--- start ---

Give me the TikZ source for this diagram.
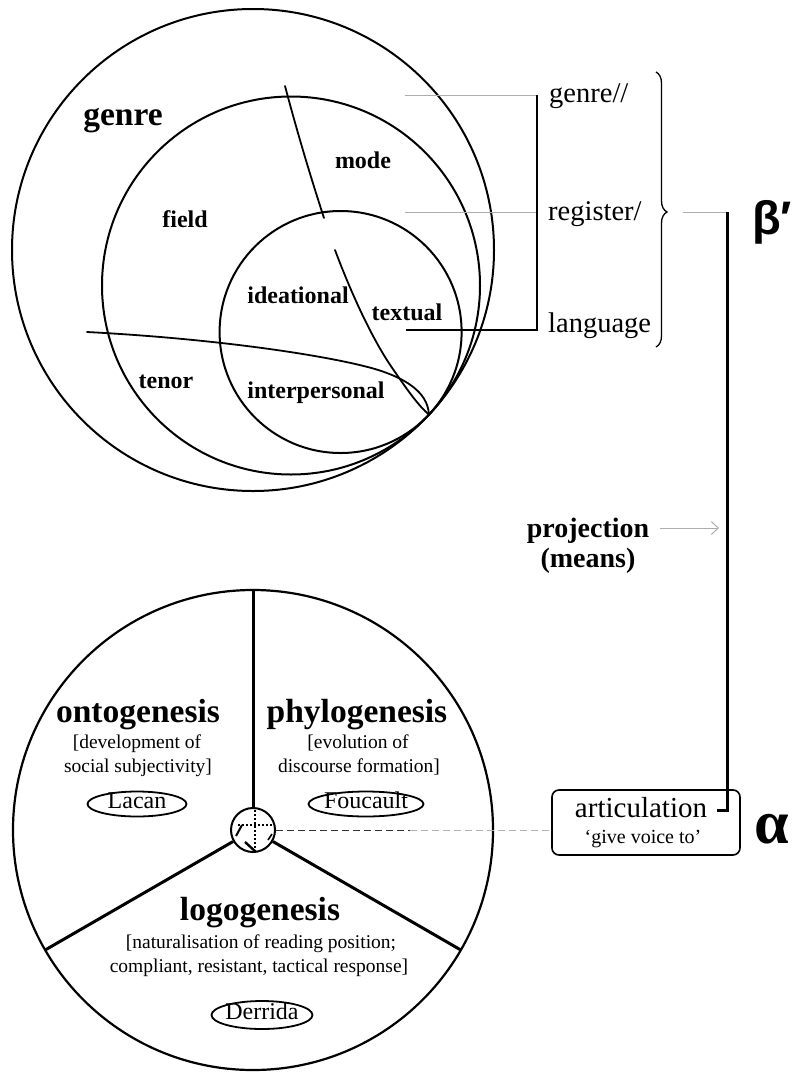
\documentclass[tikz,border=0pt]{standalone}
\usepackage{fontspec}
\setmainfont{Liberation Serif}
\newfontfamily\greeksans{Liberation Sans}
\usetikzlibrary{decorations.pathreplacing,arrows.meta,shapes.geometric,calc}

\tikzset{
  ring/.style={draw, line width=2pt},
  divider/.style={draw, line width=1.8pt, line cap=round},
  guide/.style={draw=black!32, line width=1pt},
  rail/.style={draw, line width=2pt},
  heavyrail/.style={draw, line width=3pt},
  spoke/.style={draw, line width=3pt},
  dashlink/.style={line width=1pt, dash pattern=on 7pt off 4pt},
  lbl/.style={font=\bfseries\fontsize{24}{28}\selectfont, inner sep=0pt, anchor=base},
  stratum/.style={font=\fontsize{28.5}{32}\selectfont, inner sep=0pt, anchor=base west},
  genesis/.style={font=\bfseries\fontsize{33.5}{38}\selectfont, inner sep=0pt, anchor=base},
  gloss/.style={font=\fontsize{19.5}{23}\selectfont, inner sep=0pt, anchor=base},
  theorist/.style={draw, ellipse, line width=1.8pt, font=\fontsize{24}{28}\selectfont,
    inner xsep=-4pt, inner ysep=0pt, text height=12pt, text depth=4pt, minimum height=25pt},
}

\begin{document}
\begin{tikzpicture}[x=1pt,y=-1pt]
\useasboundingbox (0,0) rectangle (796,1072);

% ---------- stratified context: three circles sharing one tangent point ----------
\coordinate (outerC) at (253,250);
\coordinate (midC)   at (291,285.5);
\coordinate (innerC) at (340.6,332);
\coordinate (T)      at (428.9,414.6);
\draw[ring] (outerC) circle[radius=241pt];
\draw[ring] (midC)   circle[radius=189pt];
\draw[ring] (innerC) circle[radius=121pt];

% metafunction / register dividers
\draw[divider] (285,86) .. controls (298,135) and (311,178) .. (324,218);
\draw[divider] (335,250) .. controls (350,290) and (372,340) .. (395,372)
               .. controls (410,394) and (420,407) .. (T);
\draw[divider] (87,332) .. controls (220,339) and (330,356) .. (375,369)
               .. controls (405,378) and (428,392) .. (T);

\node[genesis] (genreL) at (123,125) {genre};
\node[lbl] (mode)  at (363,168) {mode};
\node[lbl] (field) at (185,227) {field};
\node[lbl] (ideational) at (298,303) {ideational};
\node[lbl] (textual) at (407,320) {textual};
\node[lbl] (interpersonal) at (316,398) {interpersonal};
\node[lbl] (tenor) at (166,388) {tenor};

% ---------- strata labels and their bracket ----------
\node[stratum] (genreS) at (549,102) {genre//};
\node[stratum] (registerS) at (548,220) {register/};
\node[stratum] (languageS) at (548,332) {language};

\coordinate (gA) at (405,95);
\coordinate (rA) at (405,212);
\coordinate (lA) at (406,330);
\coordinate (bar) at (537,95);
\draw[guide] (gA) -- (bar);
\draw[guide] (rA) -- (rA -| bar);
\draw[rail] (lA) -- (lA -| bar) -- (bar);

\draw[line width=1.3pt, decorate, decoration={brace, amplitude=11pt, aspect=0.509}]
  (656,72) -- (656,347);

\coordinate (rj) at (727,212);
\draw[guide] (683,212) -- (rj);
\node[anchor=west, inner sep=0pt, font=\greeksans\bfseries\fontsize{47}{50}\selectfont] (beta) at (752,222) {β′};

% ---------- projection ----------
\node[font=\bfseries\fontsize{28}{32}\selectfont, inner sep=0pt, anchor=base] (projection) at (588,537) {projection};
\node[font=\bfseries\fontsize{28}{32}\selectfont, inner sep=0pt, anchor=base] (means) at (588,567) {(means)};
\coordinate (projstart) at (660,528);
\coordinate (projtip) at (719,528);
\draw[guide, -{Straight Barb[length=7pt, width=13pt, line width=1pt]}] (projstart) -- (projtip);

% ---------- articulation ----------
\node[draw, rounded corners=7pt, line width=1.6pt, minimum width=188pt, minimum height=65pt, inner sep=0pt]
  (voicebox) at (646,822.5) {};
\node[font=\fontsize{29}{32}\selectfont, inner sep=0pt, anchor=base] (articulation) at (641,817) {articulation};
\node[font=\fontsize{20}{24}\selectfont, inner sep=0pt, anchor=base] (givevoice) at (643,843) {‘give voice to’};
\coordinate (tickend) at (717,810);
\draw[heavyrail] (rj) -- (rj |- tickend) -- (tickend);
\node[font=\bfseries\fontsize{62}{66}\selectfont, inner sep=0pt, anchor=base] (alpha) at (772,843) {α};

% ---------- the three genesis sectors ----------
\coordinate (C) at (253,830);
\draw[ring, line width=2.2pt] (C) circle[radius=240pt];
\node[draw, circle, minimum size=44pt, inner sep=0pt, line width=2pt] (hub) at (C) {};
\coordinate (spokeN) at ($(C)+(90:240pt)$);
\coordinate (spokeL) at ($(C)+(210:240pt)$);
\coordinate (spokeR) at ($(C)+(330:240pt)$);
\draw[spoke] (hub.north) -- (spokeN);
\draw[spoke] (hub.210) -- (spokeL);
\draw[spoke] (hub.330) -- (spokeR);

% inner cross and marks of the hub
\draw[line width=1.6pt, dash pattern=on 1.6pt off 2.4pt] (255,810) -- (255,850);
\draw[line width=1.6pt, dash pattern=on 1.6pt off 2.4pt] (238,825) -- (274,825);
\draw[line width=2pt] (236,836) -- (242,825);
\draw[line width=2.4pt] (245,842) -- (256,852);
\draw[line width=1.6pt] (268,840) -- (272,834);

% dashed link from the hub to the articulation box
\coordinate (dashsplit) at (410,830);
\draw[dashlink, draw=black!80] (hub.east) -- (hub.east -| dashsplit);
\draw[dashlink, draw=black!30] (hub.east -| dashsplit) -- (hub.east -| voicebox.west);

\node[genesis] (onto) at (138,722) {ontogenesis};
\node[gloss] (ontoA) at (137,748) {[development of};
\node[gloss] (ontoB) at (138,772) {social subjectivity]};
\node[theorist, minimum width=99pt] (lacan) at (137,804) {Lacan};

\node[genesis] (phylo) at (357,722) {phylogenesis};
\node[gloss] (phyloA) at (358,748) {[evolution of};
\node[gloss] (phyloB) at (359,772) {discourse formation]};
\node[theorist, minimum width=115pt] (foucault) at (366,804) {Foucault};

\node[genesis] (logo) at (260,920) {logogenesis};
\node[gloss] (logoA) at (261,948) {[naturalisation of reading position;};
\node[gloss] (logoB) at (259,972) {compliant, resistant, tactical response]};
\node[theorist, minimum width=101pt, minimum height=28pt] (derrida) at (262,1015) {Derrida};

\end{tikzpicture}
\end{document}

--- end ---
--- start ---

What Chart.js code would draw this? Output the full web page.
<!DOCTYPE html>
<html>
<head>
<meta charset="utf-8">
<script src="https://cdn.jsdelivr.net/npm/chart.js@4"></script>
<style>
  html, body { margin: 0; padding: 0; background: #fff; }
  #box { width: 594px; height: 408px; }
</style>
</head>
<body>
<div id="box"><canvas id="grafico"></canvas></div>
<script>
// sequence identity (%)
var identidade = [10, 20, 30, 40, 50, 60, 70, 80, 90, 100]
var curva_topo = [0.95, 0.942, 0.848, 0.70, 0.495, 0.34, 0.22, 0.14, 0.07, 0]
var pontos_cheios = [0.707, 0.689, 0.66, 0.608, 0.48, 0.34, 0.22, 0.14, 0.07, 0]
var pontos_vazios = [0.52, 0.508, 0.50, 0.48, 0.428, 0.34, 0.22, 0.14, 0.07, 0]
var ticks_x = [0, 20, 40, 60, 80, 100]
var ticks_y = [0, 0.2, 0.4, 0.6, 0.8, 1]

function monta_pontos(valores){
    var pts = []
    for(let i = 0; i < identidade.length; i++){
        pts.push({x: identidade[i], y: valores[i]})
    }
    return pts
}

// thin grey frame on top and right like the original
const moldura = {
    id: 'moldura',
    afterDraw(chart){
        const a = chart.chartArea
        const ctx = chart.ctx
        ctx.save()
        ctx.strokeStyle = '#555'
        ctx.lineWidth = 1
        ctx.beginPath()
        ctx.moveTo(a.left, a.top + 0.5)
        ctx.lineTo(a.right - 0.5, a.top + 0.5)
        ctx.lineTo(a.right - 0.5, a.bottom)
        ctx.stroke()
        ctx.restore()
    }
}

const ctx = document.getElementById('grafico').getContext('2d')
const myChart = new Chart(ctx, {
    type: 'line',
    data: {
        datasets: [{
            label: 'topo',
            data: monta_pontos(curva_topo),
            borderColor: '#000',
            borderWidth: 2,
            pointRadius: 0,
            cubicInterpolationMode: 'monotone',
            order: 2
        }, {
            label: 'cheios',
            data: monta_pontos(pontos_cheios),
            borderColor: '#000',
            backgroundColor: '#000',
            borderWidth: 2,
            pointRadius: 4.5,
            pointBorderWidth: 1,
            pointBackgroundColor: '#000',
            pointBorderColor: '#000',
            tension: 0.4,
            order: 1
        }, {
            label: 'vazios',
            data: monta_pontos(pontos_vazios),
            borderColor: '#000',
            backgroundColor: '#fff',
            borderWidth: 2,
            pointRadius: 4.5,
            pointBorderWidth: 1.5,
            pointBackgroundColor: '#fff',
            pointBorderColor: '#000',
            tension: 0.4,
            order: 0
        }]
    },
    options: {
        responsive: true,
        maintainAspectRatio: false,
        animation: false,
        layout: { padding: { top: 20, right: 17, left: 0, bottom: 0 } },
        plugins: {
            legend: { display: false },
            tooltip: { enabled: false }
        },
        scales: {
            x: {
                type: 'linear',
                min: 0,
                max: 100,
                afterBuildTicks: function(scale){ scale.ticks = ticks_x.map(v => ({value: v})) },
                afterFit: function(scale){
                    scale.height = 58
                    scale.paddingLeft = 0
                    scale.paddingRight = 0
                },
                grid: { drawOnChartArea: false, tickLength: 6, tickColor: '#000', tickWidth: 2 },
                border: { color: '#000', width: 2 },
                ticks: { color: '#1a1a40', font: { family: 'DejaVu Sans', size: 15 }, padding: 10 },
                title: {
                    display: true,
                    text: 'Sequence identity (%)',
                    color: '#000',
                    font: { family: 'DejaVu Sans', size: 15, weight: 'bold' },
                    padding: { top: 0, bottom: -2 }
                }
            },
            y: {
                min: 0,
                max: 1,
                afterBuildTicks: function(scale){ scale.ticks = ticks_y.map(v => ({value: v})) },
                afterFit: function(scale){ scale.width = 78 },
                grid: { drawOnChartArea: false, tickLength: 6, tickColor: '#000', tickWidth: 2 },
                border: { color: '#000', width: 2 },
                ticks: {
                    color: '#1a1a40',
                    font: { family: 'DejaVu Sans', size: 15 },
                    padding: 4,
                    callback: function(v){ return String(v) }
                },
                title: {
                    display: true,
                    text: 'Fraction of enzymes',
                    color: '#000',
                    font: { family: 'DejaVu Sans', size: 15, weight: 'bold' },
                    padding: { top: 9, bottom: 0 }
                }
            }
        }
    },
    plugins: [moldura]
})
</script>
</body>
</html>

--- end ---
--- start ---

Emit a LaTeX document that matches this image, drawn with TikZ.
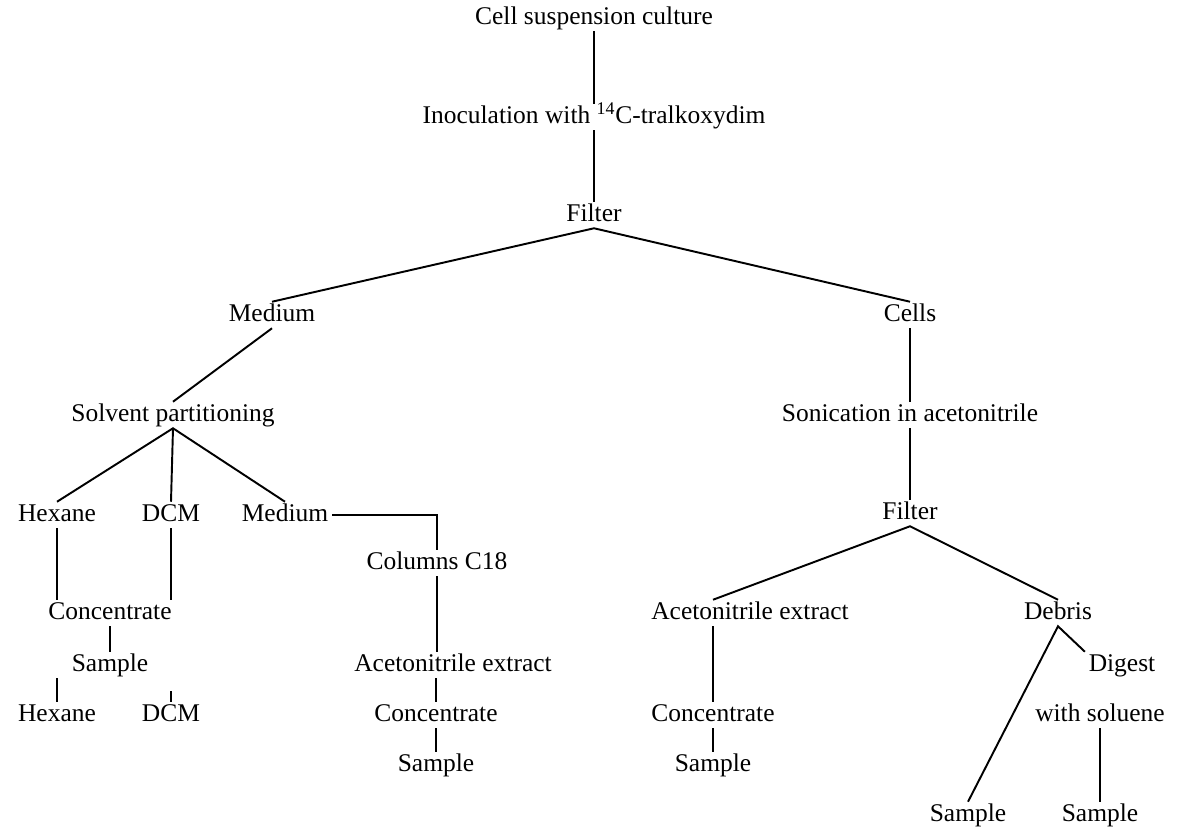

--- end ---

### Goal
Make an exact copy of the lines from the one holding "Give me the TikZ source for this diagram." through the one holding "(0,0) rectangle (796,1072);", end lines included, without the pictures.

### The completed task
Give me the TikZ source for this diagram.
\documentclass[tikz,border=0pt]{standalone}
\usepackage{fontspec}
\setmainfont{Liberation Serif}
\newfontfamily\greeksans{Liberation Sans}
\usetikzlibrary{decorations.pathreplacing,arrows.meta,shapes.geometric,calc}

\tikzset{
  ring/.style={draw, line width=2pt},
  divider/.style={draw, line width=1.8pt, line cap=round},
  guide/.style={draw=black!32, line width=1pt},
  rail/.style={draw, line width=2pt},
  heavyrail/.style={draw, line width=3pt},
  spoke/.style={draw, line width=3pt},
  dashlink/.style={line width=1pt, dash pattern=on 7pt off 4pt},
  lbl/.style={font=\bfseries\fontsize{24}{28}\selectfont, inner sep=0pt, anchor=base},
  stratum/.style={font=\fontsize{28.5}{32}\selectfont, inner sep=0pt, anchor=base west},
  genesis/.style={font=\bfseries\fontsize{33.5}{38}\selectfont, inner sep=0pt, anchor=base},
  gloss/.style={font=\fontsize{19.5}{23}\selectfont, inner sep=0pt, anchor=base},
  theorist/.style={draw, ellipse, line width=1.8pt, font=\fontsize{24}{28}\selectfont,
    inner xsep=-4pt, inner ysep=0pt, text height=12pt, text depth=4pt, minimum height=25pt},
}

\begin{document}
\begin{tikzpicture}[x=1pt,y=-1pt]
\useasboundingbox (0,0) rectangle (796,1072);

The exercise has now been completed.